Once again, local leaders have their hand extended requesting funding for the Fargo Moorhead Dam and Diversion.
A ritual that will be repeated many more times to fund a 2 billion plus and climbing project that, based on the United States Army Corps of Engineers statistics, which has a 99.98% chance of never being utilized.
Yet, in the same breath the USACE admits the project won’t fully protect Fargo Moorhead if a mythical 500 year flood were to occur.
Moorhead is squandering an opportunity to become the economic force that it could be. The downtown Moorhead area and corridor is ripe for revitalization.
Question: Does it make sense to pursue the rapacious Fargo Moorhead Dam and Diversion that largely benefits Fargo’s urban sprawl into a natural flood plain and future econmic development?
Question: Why would Moorhead and Clay County leaders continue to seek funding for a project that siphons the business and tax dollars away to Fargo?
Moorhead is much more than a second class suburb to Fargo and it’s self actualized water problems.
Here the story including editorial commentary…
by author: Kristen M. Daum, Fargo Forum, January 11, 2012
City and Clay County leaders met with Democratic Sen. Al Franken on Wednesday in the hopes of keeping federal dollars flowing in to fund work on the Red River diversion.
Franken discussed ongoing efforts to shore up Moorhead flood protection and the continued design of the diversion for nearly an hour with nine local officials.
Officials had one request of Franken: Secure another $30 million dollars toward the diversion project in the 2013 fiscal year budget, which begins Sept. 1.
Behind the scenes, local and federal engineers are plowing ahead with technical design, while Fargo-Moorhead leaders await congressional authorization for the project, a hurdle they hope to clear this year.
In the mean time, the federal share of costs is still necessary to move forward in advance of any construction on the diversion, Moorhead engineer Bob Zimmerman said.
Franken repeated his support for the $1.78 billion channel and commended local leaders on their continued work.
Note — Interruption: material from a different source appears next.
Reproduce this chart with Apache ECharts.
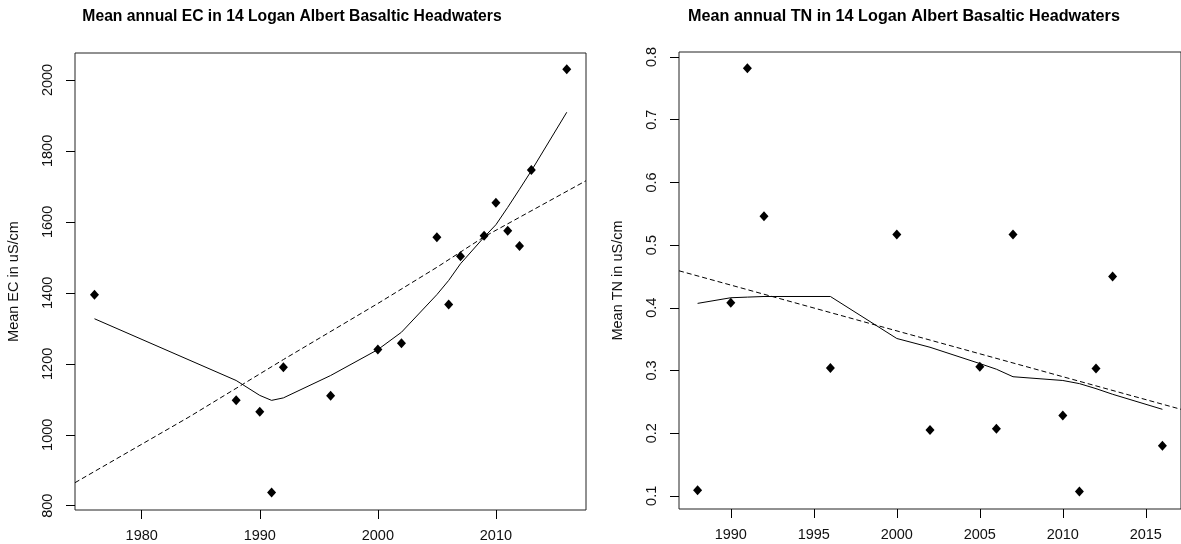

Editorial Comment: At some point it would be nice if the Fargo Moorhead Dam and Diversion proponents, city and state leaders and the Fargo Forum would actually read chronological page 169 (numbered 136) of the FEIS which detail the Fully Funded Total Project Cost Summary (LPP) by fiscal year.
Download: Fargo Moorhead Dam and Diversion (Total Project Cost Summary) (70kb)
“All of us feel the same way about this: It’s absolutely necessary,” Franken said. “The longer this drags out, the more expensive this gets.”
Moorhead Mayor Mark Voxland also told Franken of the city’s continued work to build levees up to a level of 42.5 feet – short-term protection that’s meant to work in concert with the diversion, which should protect to 46.7 feet.
“We’re being very aggressive because we don’t know what’s going to happen with the diversion,” Voxland said, adding that the short-term protection is Moorhead’s first priority.
“Once we get we get our short-term mitigation finished, then we’ll go back to the Legislature and really sing the song about the diversion” to secure state funding, he told Franken.
Editorial Comment: Moorhead is applauded for their efforts to protect the city to a realistic flood level. However, does it make sense to support a project that the DNR and National Wildlife Federation don’t support? What sense does it make to support a project that will violate Executive Order 11988 and encourage development of a natural flood plain which displaced massive amounts of water that will become a future threat to the city?
Singing a song to the legislature is tantamount to saying whatever it takes and embellishing whatever half-truth necessary to secure funding for a project that has a 99.98% chance of never being utilized to its design capacity.
It is curious how funding requests can be made when the actual final costs are not factually included in the Total Project Cost Summary.
To date, property owners south of the proposed Fargo Moorhead Dam and Diversion have not been presented buyout offers and farmers have not been presented compensation for water easements that will destroy their lively-hoods. How is it possible to the know the “real” Total Project Cost Summary when the most pivotal portion of the project has only been vaguely addressed?
Local leaders and staff who attended the meeting with Franken were: Voxland, Zimmerman, Moorhead City Council members Brenda Elmer and Nancy Otto, Moorhead City Manager Michael Redlinger, Clay County Commissioner Kevin Campbell, County Administrator Brian Berg, Diversion Authority public outreach spokesman Daron Selvig and Scott Ingvoldstad, of CH2MHill, the Diversion Authority’s project management firm.
Editorial Comment: Throughout the entire procedural process related to the Fargo Moorhead Dam and Diversion, the stakeholders that are expected to relinquish their land and lively-hoods have not had a seat anf voice at the table with representation looking out for their interests.
Perhaps it’s how proponents of the Fargo Moorhead Dam and Diversion live with the moral ambiguity of dismissing the rights of property owners that will be denied the free and unfettered value that others will invariably make a profit from.